DATA RECORDS:
━━━━━━━━━━━━━━━━
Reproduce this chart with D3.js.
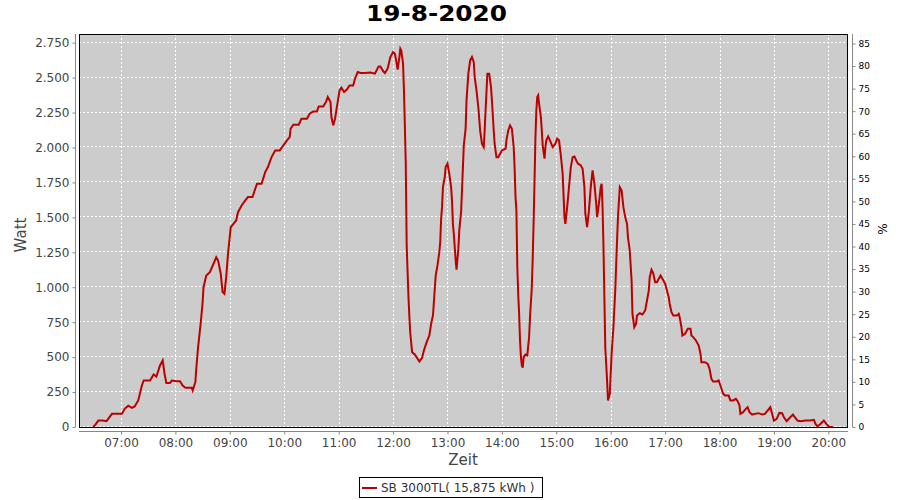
<!DOCTYPE html>
<html><head><meta charset="utf-8">
<script src="https://cdn.jsdelivr.net/npm/d3@7"></script>
<style>body{margin:0;background:#fff}svg{display:block}</style>
</head><body><svg id="c" width="900" height="500"></svg>
<script>
const times = ["06:29","06:31","06:35","06:40","06:44","06:50","07:01","07:04","07:08","07:12","07:15","07:19","07:23","07:25","07:32","07:36","07:39","07:43","07:46","07:48","07:50","07:54","07:56","08:01","08:05","08:08","08:11","08:18","08:19","08:22","08:23","08:25","08:28","08:30","08:31","08:34","08:38","08:42","08:45","08:47","08:50","08:52","08:54","08:56","08:58","09:01","09:04","09:07","09:09","09:13","09:17","09:20","09:25","09:28","09:30","09:35","09:39","09:42","09:46","09:50","09:55","09:59","10:03","10:06","10:07","10:10","10:16","10:19","10:25","10:28","10:32","10:36","10:38","10:43","10:46","10:48","10:51","10:52","10:54","10:56","10:58","11:01","11:03","11:06","11:09","11:12","11:16","11:18","11:21","11:24","11:29","11:35","11:40","11:44","11:46","11:49","11:51","11:54","11:57","12:00","12:02","12:04","12:05","12:07","12:08","12:09","12:11","12:12","12:13","12:14","12:15","12:17","12:18","12:19","12:21","12:24","12:27","12:29","12:32","12:34","12:37","12:40","12:42","12:44","12:45","12:47","12:49","12:51","12:52","12:53","12:54","12:55","12:57","12:58","13:00","13:02","13:04","13:05","13:06","13:07","13:09","13:10","13:12","13:13","13:15","13:16","13:18","13:20","13:21","13:23","13:25","13:27","13:29","13:30","13:32","13:34","13:36","13:38","13:40","13:41","13:42","13:44","13:46","13:48","13:49","13:51","13:52","13:54","13:56","13:58","14:00","14:04","14:05","14:07","14:09","14:11","14:13","14:14","14:15","14:16","14:17","14:18","14:19","14:20","14:21","14:22","14:23","14:24","14:26","14:28","14:30","14:31","14:33","14:34","14:35","14:36","14:37","14:38","14:39","14:40","14:41","14:43","14:44","14:45","14:47","14:48","14:49","14:51","14:53","14:56","14:59","15:01","15:03","15:05","15:07","15:09","15:10","15:12","15:14","15:16","15:18","15:20","15:22","15:24","15:27","15:29","15:31","15:32","15:34","15:36","15:38","15:40","15:42","15:44","15:45","15:47","15:49","15:50","15:51","15:52","15:54","15:56","15:57","15:59","16:01","16:03","16:05","16:07","16:08","16:10","16:12","16:14","16:16","16:18","16:19","16:21","16:23","16:24","16:26","16:28","16:29","16:32","16:35","16:38","16:40","16:42","16:43","16:45","16:47","16:49","16:51","16:53","16:55","16:57","17:00","17:02","17:04","17:05","17:07","17:09","17:13","17:15","17:16","17:18","17:19","17:22","17:25","17:28","17:29","17:31","17:34","17:37","17:39","17:40","17:44","17:47","17:49","17:51","17:53","17:57","17:59","18:01","18:04","18:06","18:10","18:12","18:15","18:18","18:20","18:22","18:23","18:26","18:29","18:31","18:33","18:36","18:39","18:43","18:47","18:50","18:53","18:56","18:58","19:00","19:03","19:06","19:09","19:11","19:14","19:18","19:21","19:23","19:26","19:29","19:35","19:40","19:44","19:46","19:48","19:51","19:55","19:58","20:01","20:05"];
const watts = [0,10,46,46,42,94,94,130,152,137,147,190,297,333,333,376,361,440,476,381,314,314,333,328,328,297,281,281,261,321,417,571,750,893,1000,1084,1108,1168,1215,1192,1097,965,953,1072,1240,1430,1454,1478,1537,1585,1621,1645,1645,1705,1741,1741,1824,1860,1931,1979,1979,2015,2051,2074,2134,2163,2163,2206,2206,2242,2258,2258,2294,2294,2325,2361,2325,2218,2158,2206,2289,2409,2428,2397,2414,2444,2444,2492,2540,2533,2533,2536,2528,2580,2580,2547,2533,2564,2647,2683,2671,2600,2557,2647,2707,2695,2600,2409,2158,1884,1300,929,786,671,535,519,488,469,495,548,607,655,739,798,893,1084,1156,1251,1323,1490,1573,1716,1788,1860,1884,1812,1716,1621,1450,1383,1192,1125,1276,1407,1537,1693,2015,2134,2337,2528,2623,2647,2611,2504,2409,2289,2122,2027,2003,2122,2265,2528,2528,2432,2337,2122,2027,1931,1931,1955,1979,1991,2051,2122,2158,2134,2003,1860,1650,1550,1150,950,810,619,500,440,424,500,519,512,643,786,1000,1215,1466,1764,2074,2265,2361,2373,2313,2218,2122,2015,1920,2003,2051,2079,2051,2003,2027,2063,2051,1943,1812,1502,1454,1573,1716,1860,1931,1936,1907,1884,1872,1848,1716,1526,1430,1550,1716,1836,1741,1598,1502,1598,1716,1741,1573,1300,571,333,190,238,524,714,977,1335,1502,1716,1693,1573,1502,1454,1359,1263,1049,810,714,739,798,815,805,834,905,977,1072,1125,1097,1036,1036,1061,1084,1061,1025,977,929,882,822,798,798,810,786,714,655,667,703,703,655,643,619,583,524,464,464,452,416,345,326,326,333,297,238,225,225,190,190,201,185,154,94,106,130,142,106,89,94,99,89,94,118,142,94,46,58,101,99,70,42,70,89,70,46,42,46,46,51,20,5,20,46,20,0,0];
const yTicks = [0,250,500,750,1000,1250,1500,1750,2000,2250,2500,2750];
const pctTicks = [0,5,10,15,20,25,30,35,40,45,50,55,60,65,70,75,80,85];
const hourTicks = ["07:00","08:00","09:00","10:00","11:00","12:00","13:00","14:00","15:00","16:00","17:00","18:00","19:00","20:00"];
const xDomain = ["06:13:40","20:21:40"];
const wattMax = 2812, pctMax = 87.1;
const title = "19-8-2020", legendLabel = "SB 3000TL( 15,875 kWh )";

const parse = d3.timeParse("%H:%M"), parseS = d3.timeParse("%H:%M:%S");
const data = times.map((t,i)=>({t:parse(t), v:watts[i]}));
const L=79, R=848, T=34, B=427;
const svg = d3.select("#c");
const font = "'DejaVu Sans', sans-serif";
const x = d3.scaleTime().domain(xDomain.map(parseS)).range([L,R]);
const y = d3.scaleLinear().domain([0,wattMax]).range([B,T]);
const y2 = d3.scaleLinear().domain([0,pctMax]).range([B,T]);
const fmt = d3.formatLocale({decimal:",",thousands:".",grouping:[3],currency:["","€"]}).format(",d");

svg.append("rect").attr("x",L).attr("y",T).attr("width",R-L).attr("height",B-T).attr("fill","#cccccc");
const g = svg.append("g");
g.selectAll(".hg").data(yTicks).join("line")
  .attr("x1",L).attr("x2",R).attr("y1",d=>Math.round(y(d))-0.5).attr("y2",d=>Math.round(y(d))-0.5)
  .attr("stroke","#fff").attr("stroke-dasharray","2,2");
g.selectAll(".vg").data(hourTicks.map(parse)).join("line")
  .attr("y1",T).attr("y2",B).attr("x1",d=>Math.round(x(d))+0.5).attr("x2",d=>Math.round(x(d))+0.5)
  .attr("stroke","#fff").attr("stroke-dasharray","2,2");
svg.append("path").datum(data)
  .attr("d", d3.line().x(d=>x(d.t)).y(d=>y(d.v)))
  .attr("fill","none").attr("stroke","#bb0000").attr("stroke-width",2).attr("stroke-linejoin","miter");
svg.append("rect").attr("x",L+0.5).attr("y",T+0.5).attr("width",R-L-1).attr("height",B-T).attr("fill","none").attr("stroke","#000");

const ax = svg.append("g").attr("transform","translate(75.5,0)")
  .call(d3.axisLeft(y).tickValues(yTicks).tickFormat(fmt).tickSize(3).tickPadding(3));
ax.select(".domain").attr("stroke","#888").attr("d",`M0,${T}V${B}`);
ax.selectAll(".tick line").attr("stroke","#888");
ax.selectAll("text").attr("font-family",font).attr("font-size",12).attr("fill","#444");
const bx = svg.append("g").attr("transform","translate(0,431.5)")
  .call(d3.axisBottom(x).tickValues(hourTicks.map(parse)).tickFormat(d3.timeFormat("%H:%M")).tickSize(3).tickPadding(4));
bx.select(".domain").attr("stroke","#888").attr("d",`M${L},0H${R}`);
bx.selectAll(".tick line").attr("stroke","#888");
bx.selectAll("text").attr("font-family",font).attr("font-size",12).attr("fill","#444");
const rx = svg.append("g").attr("transform","translate(852.5,0)")
  .call(d3.axisRight(y2).tickValues(pctTicks).tickSize(3).tickPadding(3));
rx.select(".domain").attr("stroke","#888").attr("d",`M0,${T}V${B}`);
rx.selectAll(".tick line").attr("stroke","#888");
rx.selectAll("text").attr("font-family",font).attr("font-size",9).attr("fill","#000");

svg.append("text").attr("x",436.5).attr("y",21).attr("text-anchor","middle")
  .attr("font-family",font).attr("font-weight","bold").attr("font-size",21).attr("fill","#000")
  .attr("textLength",141).attr("lengthAdjust","spacingAndGlyphs").text(title);
svg.append("text").attr("transform","translate(26,235) rotate(-90)").attr("text-anchor","middle")
  .attr("font-family",font).attr("font-size",15).attr("fill","#444").text("Watt");
svg.append("text").attr("x",463).attr("y",465).attr("text-anchor","middle")
  .attr("font-family",font).attr("font-size",15).attr("fill","#444").text("Zeit");
svg.append("text").attr("transform","translate(887,229) rotate(-90)").attr("text-anchor","middle")
  .attr("font-family",font).attr("font-size",12).attr("fill","#000").text("%");
svg.append("rect").attr("x",359.5).attr("y",477.5).attr("width",183).attr("height",20).attr("fill","#fff").attr("stroke","#000");
svg.append("line").attr("x1",362).attr("x2",377).attr("y1",488).attr("y2",488).attr("stroke","#bb0000").attr("stroke-width",2);
svg.append("text").attr("x",381).attr("y",492).attr("font-family",font).attr("font-size",12).attr("fill","#333").text(legendLabel);
</script></body></html>
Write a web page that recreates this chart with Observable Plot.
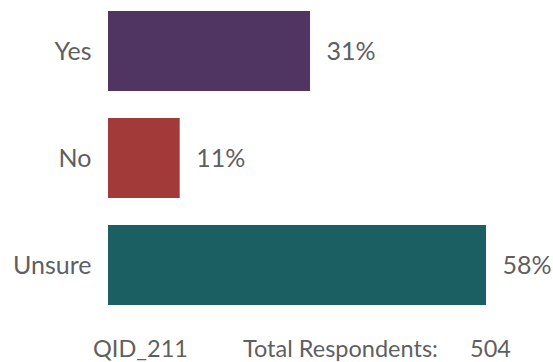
<!DOCTYPE html>
<html>
<head>
<meta charset="utf-8">
<script src="https://cdn.jsdelivr.net/npm/d3@7"></script>
<script src="https://cdn.jsdelivr.net/npm/@observablehq/plot@0.6"></script>
<style>
  html, body { margin: 0; padding: 0; background: #fff; }
  #wrap { position: relative; width: 553px; height: 362px; font-family: Lato, "Open Sans", sans-serif; color: #5f5f5f; }
  #footer { position: absolute; top: 334px; left: 0; width: 553px; height: 28px; font-size: 23.5px; line-height: 28px; }
  #footer span { position: absolute; top: 0; white-space: pre; }
</style>
</head>
<body>
<div id="wrap">
  <div id="chart"></div>
  <div id="footer"><span id="qid"></span><span id="tot"></span><span id="n"></span></div>
</div>
<script>
const categories = ["Yes", "No", "Unsure"];
const values = [31, 11, 58];
const colors = ["#503462", "#A33A3A", "#1B5F63"];
const questionId = "QID_211";
const totalLabel = "Total Respondents:";
const totalRespondents = 504;

const data = categories.map((c, i) => ({category: c, value: values[i], color: colors[i]}));

const chart = Plot.plot({
  width: 553,
  height: 320,
  marginTop: 10,
  marginBottom: 14,
  marginLeft: 108,
  marginRight: 67,
  style: {fontFamily: "Lato, 'Open Sans', sans-serif", fontSize: "25px", color: "#5f5f5f", background: "#fff"},
  x: {domain: [0, d3.max(values)], axis: null},
  y: {domain: categories, paddingInner: 0.25, paddingOuter: 0, label: null},
  marks: [
    Plot.barX(data, {x: "value", y: "category", fill: "color"}),
    Plot.text(data, {x: "value", y: "category", text: d => d.value + "%", dx: 16, textAnchor: "start", fill: "#5f5f5f", fontSize: 25}),
    Plot.axisY({tickSize: 0, tickPadding: 17, label: null, fill: "#5f5f5f", fontSize: 25})
  ]
});
document.getElementById("chart").appendChild(chart);
const q = document.getElementById("qid"); q.textContent = questionId; q.style.left = "93px";
const t = document.getElementById("tot"); t.textContent = totalLabel; t.style.left = "243px";
const n = document.getElementById("n"); n.textContent = String(totalRespondents); n.style.left = "470px";
</script>
</body>
</html>
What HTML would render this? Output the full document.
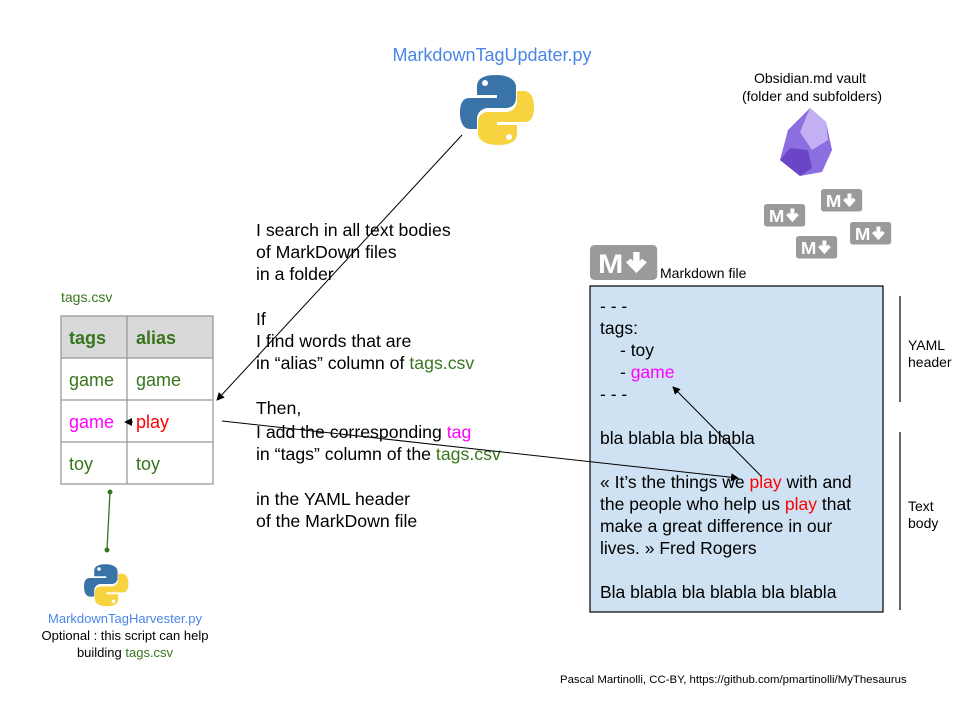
<!DOCTYPE html>
<html><head><meta charset="utf-8"><style>
body{margin:0;background:#fff;}
svg{display:block;font-family:"Liberation Sans",sans-serif;}
</style></head><body>
<svg width="960" height="720" viewBox="0 0 960 720" xmlns="http://www.w3.org/2000/svg">
<defs>
<marker id="ah" markerWidth="8" markerHeight="8" refX="7" refY="4" orient="auto" markerUnits="userSpaceOnUse"><path d="M0,0 L8,4 L0,8 z" fill="#000"/></marker>
<g id="py">
<path d="M36,2 C20,2 17,8 17,14 L17,22 L37,22 L37,25 L9,25 C2,25 0,32 0,40 C0,50 4,56 10,56 L17,56 L17,46 C17,40 22,35 28,35 L46,35 C52,35 56,31 56,25 L56,14 C56,8 50,2 36,2 z" fill="#3a73a8"/>
<path d="M38,72 C54,72 57,66 57,60 L57,52 L37,52 L37,49 L65,49 C72,49 74,42 74,34 C74,24 70,18 64,18 L57,18 L57,28 C57,34 52,39 46,39 L28,39 C22,39 18,43 18,49 L18,60 C18,66 24,72 38,72 z" fill="#f7d33f"/>
<circle cx="25" cy="10" r="3" fill="#fff"/><circle cx="49" cy="64" r="3" fill="#fff"/>
</g>
<g id="md"><rect x="0" y="0" width="42" height="25" rx="3" fill="#9a9a9a"/><text x="5" y="20" font-size="19" font-weight="bold" fill="#fff">M</text><path d="M29,5 v10 M24,11 l5,6 l5,-6" stroke="#fff" stroke-width="4" fill="none"/></g>
</defs>

<text x="492" y="61" font-size="18" fill="#4a86e8" text-anchor="middle">MarkdownTagUpdater.py</text>
<use href="#py" transform="translate(460,73)"/>

<text x="810" y="83" font-size="14" text-anchor="middle">Obsidian.md vault</text>
<text x="812" y="101" font-size="14" text-anchor="middle">(folder and subfolders)</text>
<path d="M810,108 L826,122 L832,150 L822,172 L800,176 L780,160 L788,130 z" fill="#8b6ee0"/>
<path d="M810,108 L826,122 L828,140 L812,150 L800,132 z" fill="#c2b0f2"/>
<path d="M780,160 L800,176 L812,168 L808,150 L790,148 z" fill="#6a45c8"/>
<use href="#md" transform="translate(764,204) scale(0.98,0.9)"/>
<use href="#md" transform="translate(821,189) scale(0.98,0.9)"/>
<use href="#md" transform="translate(796,236) scale(0.98,0.9)"/>
<use href="#md" transform="translate(850,222) scale(0.98,0.9)"/>
<use href="#md" transform="translate(590,245) scale(1.6,1.4)"/>
<text x="660" y="278" font-size="14">Markdown file</text>

<text x="61" y="302" font-size="14" fill="#38761d">tags.csv</text>
<rect x="61" y="316" width="152" height="42" fill="#d9d9d9"/>
<g stroke="#999" stroke-width="1.3" fill="none">
<rect x="61" y="316" width="152" height="168"/>
<path d="M127,316 V484 M61,358 H213 M61,400 H213 M61,442 H213"/>
</g>
<g font-size="18">
<text x="69" y="344" font-weight="bold" fill="#38761d">tags</text>
<text x="136" y="344" font-weight="bold" fill="#38761d">alias</text>
<text x="69" y="386" fill="#38761d">game</text>
<text x="136" y="386" fill="#38761d">game</text>
<text x="69" y="428" fill="#ff00ff">game</text>
<text x="136" y="428" fill="#ff0000">play</text>
<text x="69" y="470" fill="#38761d">toy</text>
<text x="136" y="470" fill="#38761d">toy</text>
</g>
<line x1="133" y1="422" x2="125" y2="422" stroke="#000" marker-end="url(#ah)"/>
<line x1="110" y1="492" x2="107" y2="550" stroke="#38761d" stroke-width="1.3"/>
<circle cx="110" cy="492" r="2.5" fill="#38761d"/><circle cx="107" cy="550" r="2.5" fill="#38761d"/>
<use href="#py" transform="translate(84,563) scale(0.6)"/>
<text x="125" y="623" font-size="13" fill="#4a86e8" text-anchor="middle">MarkdownTagHarvester.py</text>
<text x="125" y="640" font-size="13" text-anchor="middle">Optional : this script can help</text>
<text x="125" y="657" font-size="13" text-anchor="middle">building <tspan fill="#38761d">tags.csv</tspan></text>

<g font-size="17.7">
<text x="256" y="236">I search in all text bodies</text>
<text x="256" y="258">of MarkDown files</text>
<text x="256" y="280">in a folder</text>
<text x="256" y="325">If</text>
<text x="256" y="347">I find words that are</text>
<text x="256" y="369">in “alias” column of <tspan fill="#38761d">tags.csv</tspan></text>
<text x="256" y="414">Then,</text>
<text x="256" y="438">I add the corresponding <tspan fill="#ff00ff">tag</tspan></text>
<text x="256" y="460">in “tags” column of the <tspan fill="#38761d">tags.csv</tspan></text>
<text x="256" y="505">in the YAML header</text>
<text x="256" y="527">of the MarkDown file</text>
</g>

<rect x="590" y="286" width="293" height="326" fill="#cfe2f3" stroke="#000" stroke-width="1.2"/>
<g font-size="17.5">
<text x="600" y="312">- - -</text>
<text x="600" y="334">tags:</text>
<text x="620" y="356">- toy</text>
<text x="620" y="378">- <tspan fill="#ff00ff">game</tspan></text>
<text x="600" y="400">- - -</text>
<text x="600" y="444">bla blabla bla blabla</text>
<text x="600" y="488">« It’s the things we <tspan fill="#ff0000">play</tspan> with and</text>
<text x="600" y="510">the people who help us <tspan fill="#ff0000">play</tspan> that</text>
<text x="600" y="532">make a great difference in our</text>
<text x="600" y="554">lives. » Fred Rogers</text>
<text x="600" y="598">Bla blabla bla blabla bla blabla</text>
</g>

<line x1="462" y1="135" x2="217" y2="400" stroke="#000" marker-end="url(#ah)"/>
<line x1="222" y1="421" x2="738" y2="478" stroke="#000" marker-end="url(#ah)"/>
<line x1="761" y1="476" x2="673" y2="387" stroke="#000" marker-end="url(#ah)"/>

<g stroke="#000" stroke-width="1.2"><line x1="900" y1="296" x2="900" y2="402"/><line x1="900" y1="432" x2="900" y2="610"/></g>
<g font-size="14">
<text x="908" y="350">YAML</text><text x="908" y="367">header</text>
<text x="908" y="511">Text</text><text x="908" y="528">body</text>
</g>
<text x="560" y="683" font-size="11.4">Pascal Martinolli, CC-BY, https://github.com/pmartinolli/MyThesaurus</text>
</svg>
</body></html>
━━━━━━━━━━━━━━━━
SHORT TASK:
Copy out only the lines from the one containing "Write a web" through the one containing "const data = categories.map((c, i)", exactly, with both ends. Any picture is left out.

SOLUTION TO THE EXERCISE:
Write a web page that recreates this chart with Observable Plot.
<!DOCTYPE html>
<html>
<head>
<meta charset="utf-8">
<script src="https://cdn.jsdelivr.net/npm/d3@7"></script>
<script src="https://cdn.jsdelivr.net/npm/@observablehq/plot@0.6"></script>
<style>
  html, body { margin: 0; padding: 0; background: #fff; }
  #wrap { position: relative; width: 553px; height: 362px; font-family: Lato, "Open Sans", sans-serif; color: #5f5f5f; }
  #footer { position: absolute; top: 334px; left: 0; width: 553px; height: 28px; font-size: 23.5px; line-height: 28px; }
  #footer span { position: absolute; top: 0; white-space: pre; }
</style>
</head>
<body>
<div id="wrap">
  <div id="chart"></div>
  <div id="footer"><span id="qid"></span><span id="tot"></span><span id="n"></span></div>
</div>
<script>
const categories = ["Yes", "No", "Unsure"];
const values = [31, 11, 58];
const colors = ["#503462", "#A33A3A", "#1B5F63"];
const questionId = "QID_211";
const totalLabel = "Total Respondents:";
const totalRespondents = 504;

const data = categories.map((c, i) => ({category: c, value: values[i], color: colors[i]}));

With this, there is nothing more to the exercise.